Snorki sarai tu!

Schifani è presidente del Senato


Banchi vuoti a sinistra sia alla Camera che al Senato. E tutta la geografia politica si ridefinisce. A Montecitorio è l'ex ministro della Famiglia Rosy Bindi a mettersi seduta in terza fila all'estrema sinistra, in quei posti che prima erano occupati da Rifondazione Comunista. Al Senato l'unica nota di "rosso" tra molti completi blu, neri e grigi è il tailleur corallo della senatrice Emma Bonino che subito si caratterizza per un intervento di forte opposizione. La seduta è presieduta da Giulio Andreotti che nel suo intervento si dilunga nel celebrare la lunga presidenza del Senato di Amintore Fanfani.

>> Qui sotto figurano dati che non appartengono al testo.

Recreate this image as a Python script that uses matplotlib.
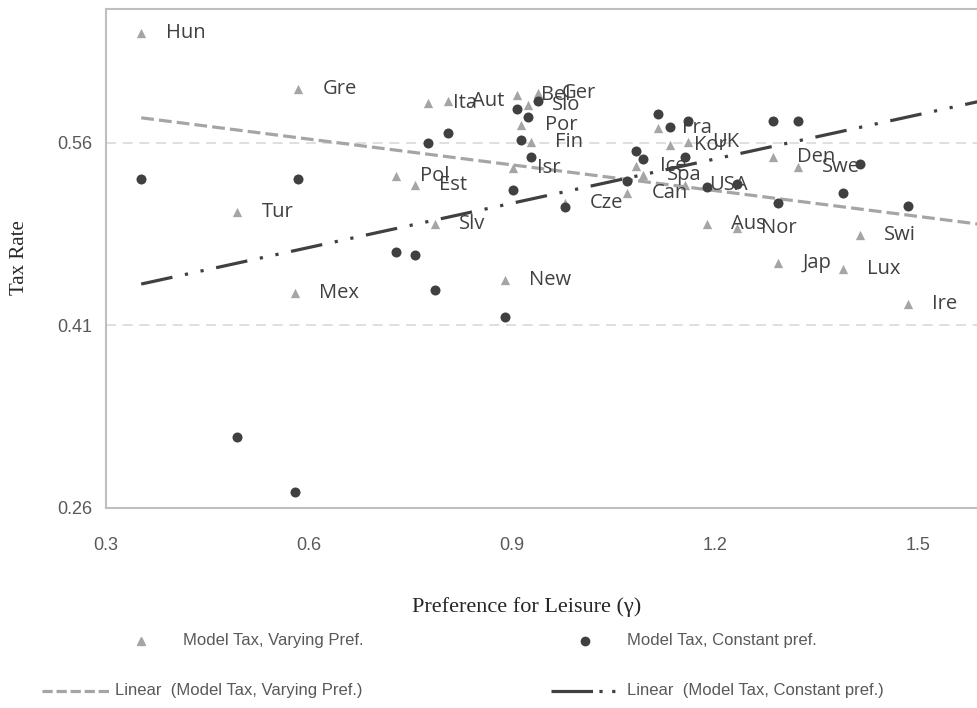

A sorpresa la neo senatrice radicale eletta nelle file del Pd, Emma Bonino, prende la parola in aula per candidarsi alla presidenza del Senato subito dopo il discorso di apertura di Andreotti. «Da tanti anni chiediamo che queste candidature vanno parlamentarizzate, non si decidono sui giornali nè nei caminetti», dice la ex ministro. E con gli altri eletti radicali si va a posizionare nell'estrema sinistra dell'emiciclo. Tra i «buu» di numerosi senatori Giulio Andreotti cerca di stoppare la candidatura di bandiera della Bonino dicendo che nuove candidature non sono ammesse al voto. Ma comunque il passo è fatto. E quando viene messa ai voti la candidatura Schifani, 13 voti vanno a lei. Gli altri senatori dell'opposizione si conformano alla decisione del Pd e l'Idv di votare scheda bianca anziché presentare una candidatura alternativa a quella della maggioranza. «Per non creare rotture», come spiega Anna Finocchiaro. Schifani viene eletto con 178 voti, cioè 4 in più di quelli di cui dispone la maggioranza. Pdl, Lega e Mpa che a Palazzo Madama può contare su 174 senatori (i presenti essendo 319 su 322 il quorum era di 162). Le schede bianche sono dunque 117. Due voti sono andati a Beppe Pisanu e, sparsi, per Marini, Casellati, Lumia, Thaler, Zavoli, Paolo Rossi. Ma l'Udc chiarisce di aver votato scheda bianca.Per il leader democratico Walter Veltroni l'elezione di Schifani è il segno che dal Pdl «non ci sono segni di una politica del dialogo. Per una legislatura dal carattere costituente - osserva - ci vuole la volontà politica di chi ha vinto e per ora non si è registrata». L'opposizione, comunque, «resta disponibile».